**DIRECTIVE**
Word for word, give the material below again, minus any images.

**COLLECTED MATERIAL**
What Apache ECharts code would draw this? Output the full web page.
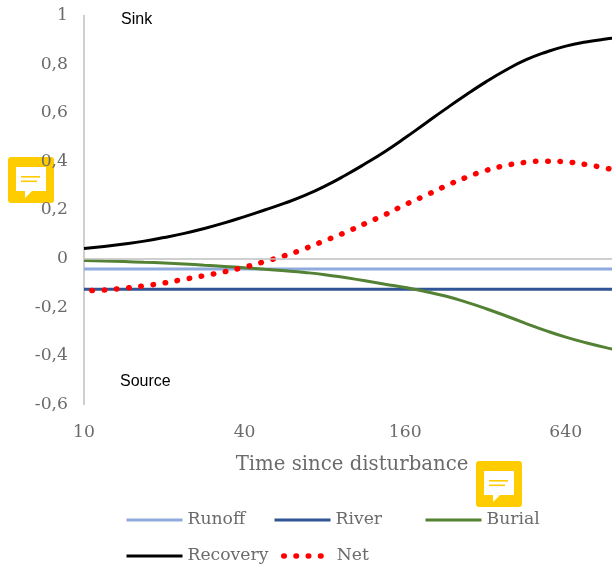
<!DOCTYPE html>
<html><head><meta charset="utf-8">
<style>html,body{margin:0;padding:0;background:#fff;overflow:hidden}#c{width:612px;height:567px}</style>
<script src="https://cdn.jsdelivr.net/npm/echarts@6/dist/echarts.min.js"></script>
</head><body><div id="c"></div>
<script>
const time = [10,12,14,17,20,24,28,34,40,48,57,67,80,95,113,135,160,190,226,269,320,381,453,538,640,761,905,1076];
const runoff = time.map(() => -0.043);
const river = time.map(() => -0.126);
const burial = [-.008,-.010,-.012,-.015,-.018,-.022,-.027,-.032,-.038,-.044,-.050,-.057,-.066,-.078,-.091,-.105,-.119,-.135,-.154,-.178,-.205,-.235,-.266,-.296,-.323,-.346,-.366,-.383];
const recovery = [.042,.050,.060,.072,.087,.104,.124,.147,.173,.200,.228,.260,.298,.342,.390,.441,.497,.556,.615,.672,.726,.775,.817,.849,.874,.891,.903,.912];
const net = [-.132,-.129,-.122,-.112,-.100,-.085,-.070,-.054,-.035,-.012,.012,.041,.074,.107,.144,.181,.222,.259,.298,.333,.362,.383,.396,.401,.398,.387,.372,.354];
const serif = '"DejaVu Serif"';
const txt = '#6b6b6b';
const fs = 17.2;
function line(name, data, color, extra){
  return Object.assign({name, type:'line', data, smooth:0.5, symbol:'none', silent:true,
    lineStyle:{color, width:3}, itemStyle:{color}}, extra||{});
}
function leg(name, left, top, width){
  return {data:[name], left, top, itemWidth:56, itemHeight:14, padding:0,
    itemStyle:{opacity:0}, lineStyle:{width:width||3},
    textStyle:{fontFamily:serif, fontSize:fs, color:txt}};
}
function comment(x,y){
  return {type:'group', x, y, z:100, children:[
    {type:'rect', shape:{x:0,y:0,width:46,height:46,r:3}, style:{fill:'#ffcc00'}},
    {type:'polygon', shape:{points:[[8,10],[38,10],[38,34],[24,34],[17,41],[17,34],[8,34]]}, style:{fill:'#fff'}},
    {type:'rect', shape:{x:13,y:19,width:19,height:1.6}, style:{fill:'#ffcc00'}},
    {type:'rect', shape:{x:13,y:23.5,width:16,height:1.6}, style:{fill:'#ffcc00'}}
  ]};
}
const chart = echarts.init(document.getElementById('c'), null, {renderer:'canvas'});
chart.setOption({
  animation:false,
  backgroundColor:'#fff',
  grid:{left:84, top:15.5, width:542, height:389, containLabel:false, outerBoundsMode:'none'},
  legend:[leg('Runoff',125,511.5),leg('River',273,511.5),leg('Burial',424,511.5),leg('Recovery',125,547.5),leg('Net',273,547.5,5.5)],
  xAxis:{type:'category', data:time, boundaryGap:false,
    axisLine:{show:false,onZero:false}, axisTick:{show:false},
    axisLabel:{interval:7, margin:20, fontFamily:serif, fontSize:fs, color:txt}},
  yAxis:{type:'value', min:-0.6, max:1, interval:0.2,
    axisLine:{show:true, onZero:false, lineStyle:{color:'#bfbfbf',width:1.5}}, axisTick:{show:false},
    splitLine:{show:false},
    axisLabel:{margin:16, padding:[5,0,0,0], fontFamily:serif, fontSize:fs, color:txt,
      formatter:v=>{const r=Math.round(v*10)/10; return String(r).replace('.',',');}}},
  series:[
    line('Runoff',runoff,'#8faadc',{markLine:{silent:true,symbol:'none',label:{show:false},
      lineStyle:{color:'#bfbfbf',width:1.5,type:'solid'},data:[{yAxis:0}]}}),
    line('River',river,'#2f5597'),
    line('Burial',burial,'#548235'),
    line('Recovery',recovery,'#000000'),
    line('Net',net,'#ff0000',{lineStyle:{color:'#ff0000',width:5.5,type:[0.5,11.75],cap:'round',dashOffset:-8}})
  ],
  graphic:[
    {type:'text',x:121,y:12,style:{text:'Sink',font:'16px "Liberation Sans"',fill:'#000'}},
    {type:'text',x:120,y:374,style:{text:'Source',font:'16px "Liberation Sans"',fill:'#000'}},
    {type:'text',x:352,y:455,style:{text:'Time since disturbance',font:'19.7px "DejaVu Serif"',fill:txt,align:'center'}},
    comment(8,157),
    comment(476,461)
  ]
});
</script></body></html>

**TASK ANSWER**
What Apache ECharts code would draw this? Output the full web page.
<!DOCTYPE html>
<html><head><meta charset="utf-8">
<style>html,body{margin:0;padding:0;background:#fff;overflow:hidden}#c{width:612px;height:567px}</style>
<script src="https://cdn.jsdelivr.net/npm/echarts@6/dist/echarts.min.js"></script>
</head><body><div id="c"></div>
<script>
const time = [10,12,14,17,20,24,28,34,40,48,57,67,80,95,113,135,160,190,226,269,320,381,453,538,640,761,905,1076];
const runoff = time.map(() => -0.043);
const river = time.map(() => -0.126);
const burial = [-.008,-.010,-.012,-.015,-.018,-.022,-.027,-.032,-.038,-.044,-.050,-.057,-.066,-.078,-.091,-.105,-.119,-.135,-.154,-.178,-.205,-.235,-.266,-.296,-.323,-.346,-.366,-.383];
const recovery = [.042,.050,.060,.072,.087,.104,.124,.147,.173,.200,.228,.260,.298,.342,.390,.441,.497,.556,.615,.672,.726,.775,.817,.849,.874,.891,.903,.912];
const net = [-.132,-.129,-.122,-.112,-.100,-.085,-.070,-.054,-.035,-.012,.012,.041,.074,.107,.144,.181,.222,.259,.298,.333,.362,.383,.396,.401,.398,.387,.372,.354];
const serif = '"DejaVu Serif"';
const txt = '#6b6b6b';
const fs = 17.2;
function line(name, data, color, extra){
  return Object.assign({name, type:'line', data, smooth:0.5, symbol:'none', silent:true,
    lineStyle:{color, width:3}, itemStyle:{color}}, extra||{});
}
function leg(name, left, top, width){
  return {data:[name], left, top, itemWidth:56, itemHeight:14, padding:0,
    itemStyle:{opacity:0}, lineStyle:{width:width||3},
    textStyle:{fontFamily:serif, fontSize:fs, color:txt}};
}
function comment(x,y){
  return {type:'group', x, y, z:100, children:[
    {type:'rect', shape:{x:0,y:0,width:46,height:46,r:3}, style:{fill:'#ffcc00'}},
    {type:'polygon', shape:{points:[[8,10],[38,10],[38,34],[24,34],[17,41],[17,34],[8,34]]}, style:{fill:'#fff'}},
    {type:'rect', shape:{x:13,y:19,width:19,height:1.6}, style:{fill:'#ffcc00'}},
    {type:'rect', shape:{x:13,y:23.5,width:16,height:1.6}, style:{fill:'#ffcc00'}}
  ]};
}
const chart = echarts.init(document.getElementById('c'), null, {renderer:'canvas'});
chart.setOption({
  animation:false,
  backgroundColor:'#fff',
  grid:{left:84, top:15.5, width:542, height:389, containLabel:false, outerBoundsMode:'none'},
  legend:[leg('Runoff',125,511.5),leg('River',273,511.5),leg('Burial',424,511.5),leg('Recovery',125,547.5),leg('Net',273,547.5,5.5)],
  xAxis:{type:'category', data:time, boundaryGap:false,
    axisLine:{show:false,onZero:false}, axisTick:{show:false},
    axisLabel:{interval:7, margin:20, fontFamily:serif, fontSize:fs, color:txt}},
  yAxis:{type:'value', min:-0.6, max:1, interval:0.2,
    axisLine:{show:true, onZero:false, lineStyle:{color:'#bfbfbf',width:1.5}}, axisTick:{show:false},
    splitLine:{show:false},
    axisLabel:{margin:16, padding:[5,0,0,0], fontFamily:serif, fontSize:fs, color:txt,
      formatter:v=>{const r=Math.round(v*10)/10; return String(r).replace('.',',');}}},
  series:[
    line('Runoff',runoff,'#8faadc',{markLine:{silent:true,symbol:'none',label:{show:false},
      lineStyle:{color:'#bfbfbf',width:1.5,type:'solid'},data:[{yAxis:0}]}}),
    line('River',river,'#2f5597'),
    line('Burial',burial,'#548235'),
    line('Recovery',recovery,'#000000'),
    line('Net',net,'#ff0000',{lineStyle:{color:'#ff0000',width:5.5,type:[0.5,11.75],cap:'round',dashOffset:-8}})
  ],
  graphic:[
    {type:'text',x:121,y:12,style:{text:'Sink',font:'16px "Liberation Sans"',fill:'#000'}},
    {type:'text',x:120,y:374,style:{text:'Source',font:'16px "Liberation Sans"',fill:'#000'}},
    {type:'text',x:352,y:455,style:{text:'Time since disturbance',font:'19.7px "DejaVu Serif"',fill:txt,align:'center'}},
    comment(8,157),
    comment(476,461)
  ]
});
</script></body></html>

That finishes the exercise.